> WORK TO COMPLETE: Word for word, give the material below again, minus any images.

> DATASET CONTENT:
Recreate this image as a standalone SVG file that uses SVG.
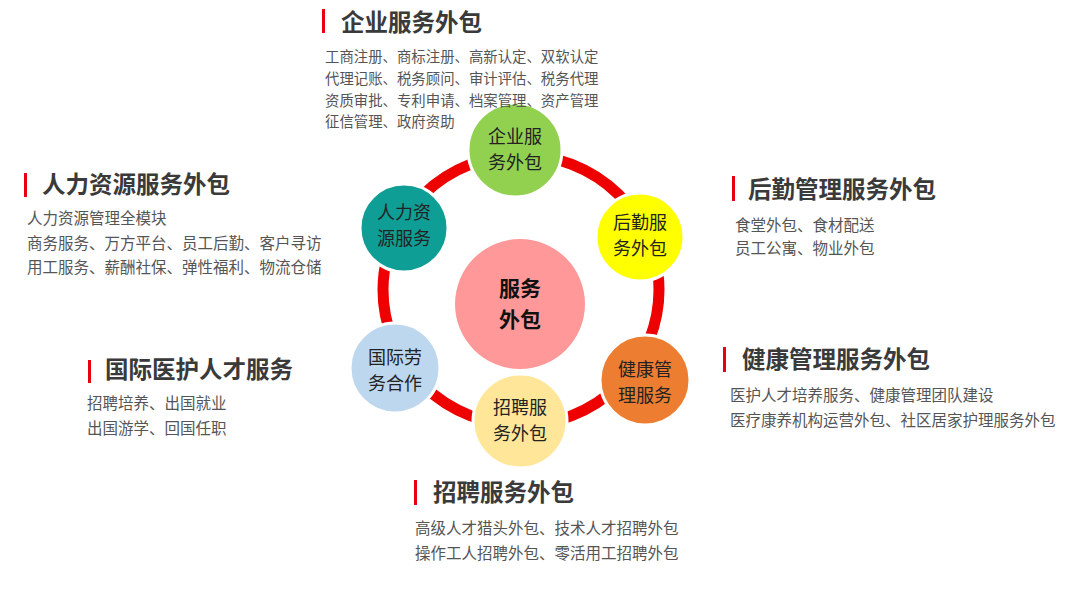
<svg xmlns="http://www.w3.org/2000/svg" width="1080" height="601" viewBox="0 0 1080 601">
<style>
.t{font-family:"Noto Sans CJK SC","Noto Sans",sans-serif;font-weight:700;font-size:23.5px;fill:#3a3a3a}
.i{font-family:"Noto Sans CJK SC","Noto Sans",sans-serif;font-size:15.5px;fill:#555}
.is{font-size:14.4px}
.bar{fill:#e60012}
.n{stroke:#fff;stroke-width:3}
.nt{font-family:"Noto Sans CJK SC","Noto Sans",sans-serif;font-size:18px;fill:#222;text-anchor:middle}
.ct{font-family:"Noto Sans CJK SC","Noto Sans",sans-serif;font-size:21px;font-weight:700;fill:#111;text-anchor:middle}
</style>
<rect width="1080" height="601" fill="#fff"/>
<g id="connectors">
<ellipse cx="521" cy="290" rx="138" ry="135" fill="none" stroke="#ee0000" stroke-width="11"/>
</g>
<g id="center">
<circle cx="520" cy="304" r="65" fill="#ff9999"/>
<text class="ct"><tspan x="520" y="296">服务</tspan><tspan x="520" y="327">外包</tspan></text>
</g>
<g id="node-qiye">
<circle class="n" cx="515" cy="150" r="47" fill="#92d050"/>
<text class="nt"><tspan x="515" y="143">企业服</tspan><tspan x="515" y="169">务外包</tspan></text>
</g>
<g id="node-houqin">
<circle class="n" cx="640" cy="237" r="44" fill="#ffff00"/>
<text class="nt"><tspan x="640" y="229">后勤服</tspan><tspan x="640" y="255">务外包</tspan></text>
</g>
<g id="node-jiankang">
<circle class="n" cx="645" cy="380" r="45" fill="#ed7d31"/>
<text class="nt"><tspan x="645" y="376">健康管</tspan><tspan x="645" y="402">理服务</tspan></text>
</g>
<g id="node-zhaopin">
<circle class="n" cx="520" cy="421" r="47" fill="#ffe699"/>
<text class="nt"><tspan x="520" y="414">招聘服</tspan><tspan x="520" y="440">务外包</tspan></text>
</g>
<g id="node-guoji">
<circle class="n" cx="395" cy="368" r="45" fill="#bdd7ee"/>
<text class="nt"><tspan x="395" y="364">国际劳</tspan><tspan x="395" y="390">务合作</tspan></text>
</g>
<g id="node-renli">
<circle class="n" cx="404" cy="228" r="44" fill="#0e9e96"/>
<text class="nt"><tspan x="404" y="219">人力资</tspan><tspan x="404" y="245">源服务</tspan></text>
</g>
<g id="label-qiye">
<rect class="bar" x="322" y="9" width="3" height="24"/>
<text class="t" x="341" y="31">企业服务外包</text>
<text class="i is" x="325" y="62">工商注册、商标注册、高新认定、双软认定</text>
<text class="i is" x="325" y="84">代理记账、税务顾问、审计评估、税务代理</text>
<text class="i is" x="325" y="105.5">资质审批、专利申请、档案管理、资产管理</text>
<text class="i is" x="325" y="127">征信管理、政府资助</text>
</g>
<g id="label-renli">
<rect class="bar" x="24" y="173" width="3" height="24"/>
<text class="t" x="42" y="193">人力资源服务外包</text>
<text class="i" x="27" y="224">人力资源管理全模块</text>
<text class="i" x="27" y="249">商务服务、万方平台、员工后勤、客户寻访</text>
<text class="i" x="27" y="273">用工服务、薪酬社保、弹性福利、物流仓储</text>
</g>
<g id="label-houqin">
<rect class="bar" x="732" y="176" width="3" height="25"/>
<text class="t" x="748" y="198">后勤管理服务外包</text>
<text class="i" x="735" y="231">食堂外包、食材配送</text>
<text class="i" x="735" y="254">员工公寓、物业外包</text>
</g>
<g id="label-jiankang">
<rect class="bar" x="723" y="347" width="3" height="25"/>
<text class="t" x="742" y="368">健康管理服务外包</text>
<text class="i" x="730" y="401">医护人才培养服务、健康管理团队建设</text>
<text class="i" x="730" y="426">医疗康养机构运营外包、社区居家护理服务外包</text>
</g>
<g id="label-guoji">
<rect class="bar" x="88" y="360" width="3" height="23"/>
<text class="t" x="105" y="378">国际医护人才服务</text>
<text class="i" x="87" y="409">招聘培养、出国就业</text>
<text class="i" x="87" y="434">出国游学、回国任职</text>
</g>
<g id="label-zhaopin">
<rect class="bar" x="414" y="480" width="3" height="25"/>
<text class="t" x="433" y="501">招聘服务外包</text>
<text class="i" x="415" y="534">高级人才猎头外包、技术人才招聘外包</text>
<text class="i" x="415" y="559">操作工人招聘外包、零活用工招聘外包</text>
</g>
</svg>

> COMPLETED TASK:
Recreate this image as a standalone SVG file that uses SVG.
<svg xmlns="http://www.w3.org/2000/svg" width="1080" height="601" viewBox="0 0 1080 601">
<style>
.t{font-family:"Noto Sans CJK SC","Noto Sans",sans-serif;font-weight:700;font-size:23.5px;fill:#3a3a3a}
.i{font-family:"Noto Sans CJK SC","Noto Sans",sans-serif;font-size:15.5px;fill:#555}
.is{font-size:14.4px}
.bar{fill:#e60012}
.n{stroke:#fff;stroke-width:3}
.nt{font-family:"Noto Sans CJK SC","Noto Sans",sans-serif;font-size:18px;fill:#222;text-anchor:middle}
.ct{font-family:"Noto Sans CJK SC","Noto Sans",sans-serif;font-size:21px;font-weight:700;fill:#111;text-anchor:middle}
</style>
<rect width="1080" height="601" fill="#fff"/>
<g id="connectors">
<ellipse cx="521" cy="290" rx="138" ry="135" fill="none" stroke="#ee0000" stroke-width="11"/>
</g>
<g id="center">
<circle cx="520" cy="304" r="65" fill="#ff9999"/>
<text class="ct"><tspan x="520" y="296">服务</tspan><tspan x="520" y="327">外包</tspan></text>
</g>
<g id="node-qiye">
<circle class="n" cx="515" cy="150" r="47" fill="#92d050"/>
<text class="nt"><tspan x="515" y="143">企业服</tspan><tspan x="515" y="169">务外包</tspan></text>
</g>
<g id="node-houqin">
<circle class="n" cx="640" cy="237" r="44" fill="#ffff00"/>
<text class="nt"><tspan x="640" y="229">后勤服</tspan><tspan x="640" y="255">务外包</tspan></text>
</g>
<g id="node-jiankang">
<circle class="n" cx="645" cy="380" r="45" fill="#ed7d31"/>
<text class="nt"><tspan x="645" y="376">健康管</tspan><tspan x="645" y="402">理服务</tspan></text>
</g>
<g id="node-zhaopin">
<circle class="n" cx="520" cy="421" r="47" fill="#ffe699"/>
<text class="nt"><tspan x="520" y="414">招聘服</tspan><tspan x="520" y="440">务外包</tspan></text>
</g>
<g id="node-guoji">
<circle class="n" cx="395" cy="368" r="45" fill="#bdd7ee"/>
<text class="nt"><tspan x="395" y="364">国际劳</tspan><tspan x="395" y="390">务合作</tspan></text>
</g>
<g id="node-renli">
<circle class="n" cx="404" cy="228" r="44" fill="#0e9e96"/>
<text class="nt"><tspan x="404" y="219">人力资</tspan><tspan x="404" y="245">源服务</tspan></text>
</g>
<g id="label-qiye">
<rect class="bar" x="322" y="9" width="3" height="24"/>
<text class="t" x="341" y="31">企业服务外包</text>
<text class="i is" x="325" y="62">工商注册、商标注册、高新认定、双软认定</text>
<text class="i is" x="325" y="84">代理记账、税务顾问、审计评估、税务代理</text>
<text class="i is" x="325" y="105.5">资质审批、专利申请、档案管理、资产管理</text>
<text class="i is" x="325" y="127">征信管理、政府资助</text>
</g>
<g id="label-renli">
<rect class="bar" x="24" y="173" width="3" height="24"/>
<text class="t" x="42" y="193">人力资源服务外包</text>
<text class="i" x="27" y="224">人力资源管理全模块</text>
<text class="i" x="27" y="249">商务服务、万方平台、员工后勤、客户寻访</text>
<text class="i" x="27" y="273">用工服务、薪酬社保、弹性福利、物流仓储</text>
</g>
<g id="label-houqin">
<rect class="bar" x="732" y="176" width="3" height="25"/>
<text class="t" x="748" y="198">后勤管理服务外包</text>
<text class="i" x="735" y="231">食堂外包、食材配送</text>
<text class="i" x="735" y="254">员工公寓、物业外包</text>
</g>
<g id="label-jiankang">
<rect class="bar" x="723" y="347" width="3" height="25"/>
<text class="t" x="742" y="368">健康管理服务外包</text>
<text class="i" x="730" y="401">医护人才培养服务、健康管理团队建设</text>
<text class="i" x="730" y="426">医疗康养机构运营外包、社区居家护理服务外包</text>
</g>
<g id="label-guoji">
<rect class="bar" x="88" y="360" width="3" height="23"/>
<text class="t" x="105" y="378">国际医护人才服务</text>
<text class="i" x="87" y="409">招聘培养、出国就业</text>
<text class="i" x="87" y="434">出国游学、回国任职</text>
</g>
<g id="label-zhaopin">
<rect class="bar" x="414" y="480" width="3" height="25"/>
<text class="t" x="433" y="501">招聘服务外包</text>
<text class="i" x="415" y="534">高级人才猎头外包、技术人才招聘外包</text>
<text class="i" x="415" y="559">操作工人招聘外包、零活用工招聘外包</text>
</g>
</svg>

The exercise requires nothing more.